* START THE RECORDS *

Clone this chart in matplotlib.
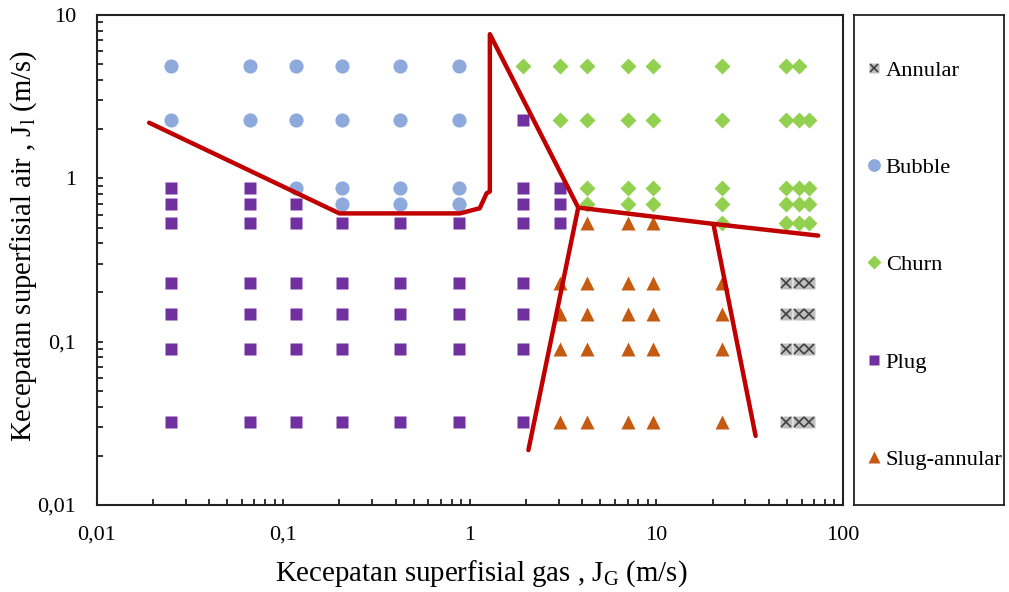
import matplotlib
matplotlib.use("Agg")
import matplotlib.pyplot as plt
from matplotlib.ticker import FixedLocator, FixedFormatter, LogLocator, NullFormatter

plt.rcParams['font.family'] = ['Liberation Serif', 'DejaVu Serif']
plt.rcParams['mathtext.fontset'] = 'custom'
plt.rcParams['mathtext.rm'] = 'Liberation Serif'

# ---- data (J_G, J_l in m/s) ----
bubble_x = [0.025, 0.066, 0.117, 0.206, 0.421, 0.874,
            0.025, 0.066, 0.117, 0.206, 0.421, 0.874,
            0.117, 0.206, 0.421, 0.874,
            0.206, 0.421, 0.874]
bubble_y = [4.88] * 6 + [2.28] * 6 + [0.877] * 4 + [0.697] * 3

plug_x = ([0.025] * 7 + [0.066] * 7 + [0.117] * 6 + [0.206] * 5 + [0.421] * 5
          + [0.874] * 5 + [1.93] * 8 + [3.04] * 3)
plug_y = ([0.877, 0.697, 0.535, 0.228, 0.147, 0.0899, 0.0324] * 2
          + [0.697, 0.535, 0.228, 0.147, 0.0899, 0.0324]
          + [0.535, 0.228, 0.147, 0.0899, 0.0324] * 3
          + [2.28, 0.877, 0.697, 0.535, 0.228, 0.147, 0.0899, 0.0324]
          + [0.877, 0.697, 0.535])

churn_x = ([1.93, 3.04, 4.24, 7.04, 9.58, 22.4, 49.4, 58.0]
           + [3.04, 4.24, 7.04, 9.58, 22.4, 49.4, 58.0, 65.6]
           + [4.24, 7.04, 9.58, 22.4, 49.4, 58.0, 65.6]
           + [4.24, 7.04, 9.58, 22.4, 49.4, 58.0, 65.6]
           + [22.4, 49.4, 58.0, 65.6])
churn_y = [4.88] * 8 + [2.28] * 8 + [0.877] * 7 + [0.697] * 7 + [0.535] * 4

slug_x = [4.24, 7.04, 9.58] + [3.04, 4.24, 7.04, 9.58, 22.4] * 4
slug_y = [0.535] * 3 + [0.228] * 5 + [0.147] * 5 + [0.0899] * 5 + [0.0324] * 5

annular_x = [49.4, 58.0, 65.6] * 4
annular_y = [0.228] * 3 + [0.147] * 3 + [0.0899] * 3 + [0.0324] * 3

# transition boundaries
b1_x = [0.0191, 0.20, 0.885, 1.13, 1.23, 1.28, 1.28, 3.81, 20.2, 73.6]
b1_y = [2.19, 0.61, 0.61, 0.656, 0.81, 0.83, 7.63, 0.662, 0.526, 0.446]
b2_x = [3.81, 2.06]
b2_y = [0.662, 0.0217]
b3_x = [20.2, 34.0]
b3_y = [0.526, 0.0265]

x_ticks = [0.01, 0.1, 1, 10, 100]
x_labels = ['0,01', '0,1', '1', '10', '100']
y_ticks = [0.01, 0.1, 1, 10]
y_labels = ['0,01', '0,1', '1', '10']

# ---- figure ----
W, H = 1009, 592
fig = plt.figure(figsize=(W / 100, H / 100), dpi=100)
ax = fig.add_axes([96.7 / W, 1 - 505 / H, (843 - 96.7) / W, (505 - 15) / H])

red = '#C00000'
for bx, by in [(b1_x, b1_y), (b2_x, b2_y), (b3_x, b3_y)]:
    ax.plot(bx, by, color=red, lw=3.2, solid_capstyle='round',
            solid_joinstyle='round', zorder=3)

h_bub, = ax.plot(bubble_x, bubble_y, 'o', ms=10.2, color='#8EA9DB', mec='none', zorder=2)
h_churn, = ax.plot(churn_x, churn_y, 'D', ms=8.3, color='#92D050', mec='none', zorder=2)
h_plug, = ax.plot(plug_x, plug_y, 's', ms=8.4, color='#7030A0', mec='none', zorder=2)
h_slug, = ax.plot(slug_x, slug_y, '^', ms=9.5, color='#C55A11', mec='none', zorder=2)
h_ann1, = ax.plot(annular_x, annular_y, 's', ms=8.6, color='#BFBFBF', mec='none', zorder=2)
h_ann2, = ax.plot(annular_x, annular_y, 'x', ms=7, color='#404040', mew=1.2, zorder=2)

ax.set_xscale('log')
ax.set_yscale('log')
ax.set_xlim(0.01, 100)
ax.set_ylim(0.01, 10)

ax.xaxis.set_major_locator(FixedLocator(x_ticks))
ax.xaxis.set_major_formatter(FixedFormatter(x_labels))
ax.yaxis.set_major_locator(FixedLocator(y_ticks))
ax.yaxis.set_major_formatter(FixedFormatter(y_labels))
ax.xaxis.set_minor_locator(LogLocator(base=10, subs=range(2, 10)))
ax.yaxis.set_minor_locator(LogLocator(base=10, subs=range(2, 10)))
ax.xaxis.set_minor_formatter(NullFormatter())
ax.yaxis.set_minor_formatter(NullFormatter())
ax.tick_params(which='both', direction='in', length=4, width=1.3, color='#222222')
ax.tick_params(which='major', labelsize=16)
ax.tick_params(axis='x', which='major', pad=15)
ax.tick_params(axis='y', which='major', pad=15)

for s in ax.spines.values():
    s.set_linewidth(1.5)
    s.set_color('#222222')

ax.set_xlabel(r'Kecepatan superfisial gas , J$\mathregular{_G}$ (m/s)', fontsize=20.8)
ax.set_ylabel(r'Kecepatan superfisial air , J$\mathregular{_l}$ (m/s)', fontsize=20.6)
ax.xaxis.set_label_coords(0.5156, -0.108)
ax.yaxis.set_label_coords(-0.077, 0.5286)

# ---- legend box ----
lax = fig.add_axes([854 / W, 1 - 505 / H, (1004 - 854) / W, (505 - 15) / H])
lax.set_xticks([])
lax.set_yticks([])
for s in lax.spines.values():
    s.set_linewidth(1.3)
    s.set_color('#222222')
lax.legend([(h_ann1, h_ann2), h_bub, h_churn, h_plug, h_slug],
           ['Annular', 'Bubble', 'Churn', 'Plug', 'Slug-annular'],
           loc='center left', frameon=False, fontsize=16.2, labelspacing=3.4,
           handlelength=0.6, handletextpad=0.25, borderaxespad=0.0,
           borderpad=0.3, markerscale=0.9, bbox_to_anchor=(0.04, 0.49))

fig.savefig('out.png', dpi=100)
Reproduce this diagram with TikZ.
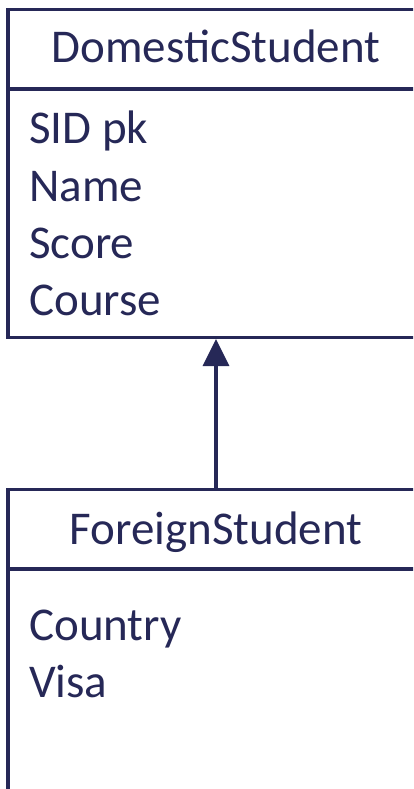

* END THE RECORDS *

• [WRITTEN PROBLEM] Extract, word for word, each line from the top of the data down to and including the line with "[0.877, 0.697, 0.535])"; skip the pictures.

• [COMPLETED EXERCISE]
Clone this chart in matplotlib.
import matplotlib
matplotlib.use("Agg")
import matplotlib.pyplot as plt
from matplotlib.ticker import FixedLocator, FixedFormatter, LogLocator, NullFormatter

plt.rcParams['font.family'] = ['Liberation Serif', 'DejaVu Serif']
plt.rcParams['mathtext.fontset'] = 'custom'
plt.rcParams['mathtext.rm'] = 'Liberation Serif'

# ---- data (J_G, J_l in m/s) ----
bubble_x = [0.025, 0.066, 0.117, 0.206, 0.421, 0.874,
            0.025, 0.066, 0.117, 0.206, 0.421, 0.874,
            0.117, 0.206, 0.421, 0.874,
            0.206, 0.421, 0.874]
bubble_y = [4.88] * 6 + [2.28] * 6 + [0.877] * 4 + [0.697] * 3

plug_x = ([0.025] * 7 + [0.066] * 7 + [0.117] * 6 + [0.206] * 5 + [0.421] * 5
          + [0.874] * 5 + [1.93] * 8 + [3.04] * 3)
plug_y = ([0.877, 0.697, 0.535, 0.228, 0.147, 0.0899, 0.0324] * 2
          + [0.697, 0.535, 0.228, 0.147, 0.0899, 0.0324]
          + [0.535, 0.228, 0.147, 0.0899, 0.0324] * 3
          + [2.28, 0.877, 0.697, 0.535, 0.228, 0.147, 0.0899, 0.0324]
          + [0.877, 0.697, 0.535])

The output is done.